"The atmosphere, is composed of a multitude of small mass-elements, whose behavior is so interrelated that none can be dissociated, even in effect, from all the rest."

-John von Neumann

The geography of the planet has been abstracted and condensed by the ways in which information moves about it. With the sea distant from the concerns of the everyday, a land-focused society has fostered an understanding of the oceans as the environment solely of leisure. But we cannot survive on only information, and found at the edges of our cities, sequestered behind security fences, are the sites that collectively form the supply network for hard and heavy things that still move exclusively by sea. To adopt the terminology of digital networking: the back-end functions of humanity are still undertaken by the merchant sailor and laborer.

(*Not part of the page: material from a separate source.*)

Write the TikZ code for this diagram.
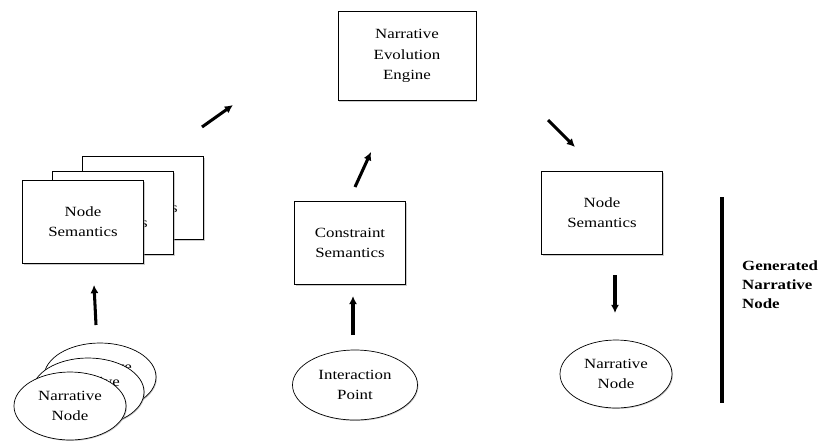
\documentclass[tikz,border=0pt]{standalone}
\usepackage{fontspec}
\setmainfont{Liberation Serif}[FakeStretch=1.2]
\usetikzlibrary{positioning, arrows.meta, shapes.geometric, shadows}

\begin{document}
\begin{tikzpicture}[
    x=0.03cm, y=-0.03cm,
    % Semantics box style - white rectangles, thin shadow
    sembox/.style={
        rectangle,
        draw=black,
        fill=white,
        line width=0.6pt,
        align=center,
        inner sep=0pt,
        font=\fontsize{12}{17.2}\selectfont,
        drop shadow={shadow xshift=1pt, shadow yshift=-1pt, fill=gray!80}
    },
    % Narrative node style - ellipses
    narrell/.style={
        ellipse,
        draw=black,
        fill=white,
        line width=0.6pt,
        align=center,
        inner sep=0pt,
        font=\fontsize{12}{17.2}\selectfont,
        minimum width=3.36cm,
        minimum height=2.04cm,
        drop shadow={shadow xshift=0.8pt, shadow yshift=-0.8pt, fill=gray!80}
    },
    % Arrow style - thick black
    arrow/.style={
        -{Latex[length=7pt, width=7pt]},
        line width=2.6pt
    },
    % Side label style
    lbl/.style={
        font=\fontsize{12}{16}\selectfont\bfseries,
        align=left
    }
]
\useasboundingbox (0,0) rectangle (819,442);

% === Engine (top) ===
\node[sembox, minimum width=4.14cm, minimum height=2.67cm] (engine) at (407,56)
    {Narrative\\Evolution\\Engine};

% === Left: stacked node semantics ===
\node[sembox, minimum width=3.63cm, minimum height=2.49cm] (nsBack) at (143,198) {Node\\Semantics};
\node[sembox, minimum width=3.63cm, minimum height=2.49cm] (nsMid) at (113,213) {Node\\Semantics};
\node[sembox, minimum width=3.63cm, minimum height=2.49cm] (nsFront) at (83,222) {Node\\Semantics};

% stacked narrative nodes
\node[narrell] (nnBack) at (100,377) {Narrative\\Node};
\node[narrell] (nnMid) at (88,392) {Narrative\\Node};
\node[narrell] (nnFront) at (70,406) {Narrative\\Node};

% === Middle: constraint semantics ===
\node[sembox, minimum width=3.33cm, minimum height=2.49cm] (constraint) at (350,243)
    {Constraint\\Semantics};
\node[narrell, minimum width=3.75cm, minimum height=2.1cm] (interaction) at (355,385)
    {Interaction\\Point};

% === Right: generated narrative node ===
\node[sembox, minimum width=3.63cm, minimum height=2.49cm] (nsRight) at (602,213) {Node\\Semantics};
\node[narrell] (nnRight) at (616,374) {Narrative\\Node};

% === Arrows ===
\coordinate (upLs) at (96,325);   \coordinate (upLe) at (94,285);
\coordinate (upMs) at (353,335);  \coordinate (upMe) at (353,296);
\coordinate (toEs) at (355,187);  \coordinate (toEe) at (371,152);
\coordinate (inEs) at (202,127);  \coordinate (inEe) at (233,105);
\coordinate (outEs) at (548,120); \coordinate (outEe) at (575,147);
\coordinate (dnRs) at (615,275);  \coordinate (dnRe) at (615,313);

\draw[arrow] (upLs) -- (upLe);
\draw[arrow] (upMs) -- (upMe);
\draw[arrow] (toEs) -- (toEe);
\draw[arrow] (inEs) -- (inEe);
\draw[arrow] (outEs) -- (outEe);
\draw[arrow] (dnRs) -- (dnRe);

% === Side bracket and label ===
\coordinate (barTop) at (722,197);
\coordinate (barBot) at (722,403);
\draw[line width=3pt] (barTop) -- (barBot);
\node[lbl, anchor=north west] (genLbl) at (738,257) {Generated\\Narrative\\Node};

\end{tikzpicture}
\end{document}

Throughout childhood, my family would drive from central New Jersey to rural Long Island where I visited with my grandfather. A former engineer serving on ships in the Merchant Marine, I fell into his stories of the post-war world tying itself back together through the 40’s and 50’s. In a New York City stripped of piers and a world remade by post 9/11 security, the commercial maritime support of our world is only visible in brief glances. Those interstate drives provided my first elevated views of Port Elizabeth afforded by the rusted heights of the Goethals Bridge. Stretching out from Newark Bay, I suspected a world apart, operating out of sight, on a nearly trackless sea, laboring in the contemporary form of an ancient profession. Muddy banks and concrete slabs across the continents’ shores are marked by these connected sites of the maritime network.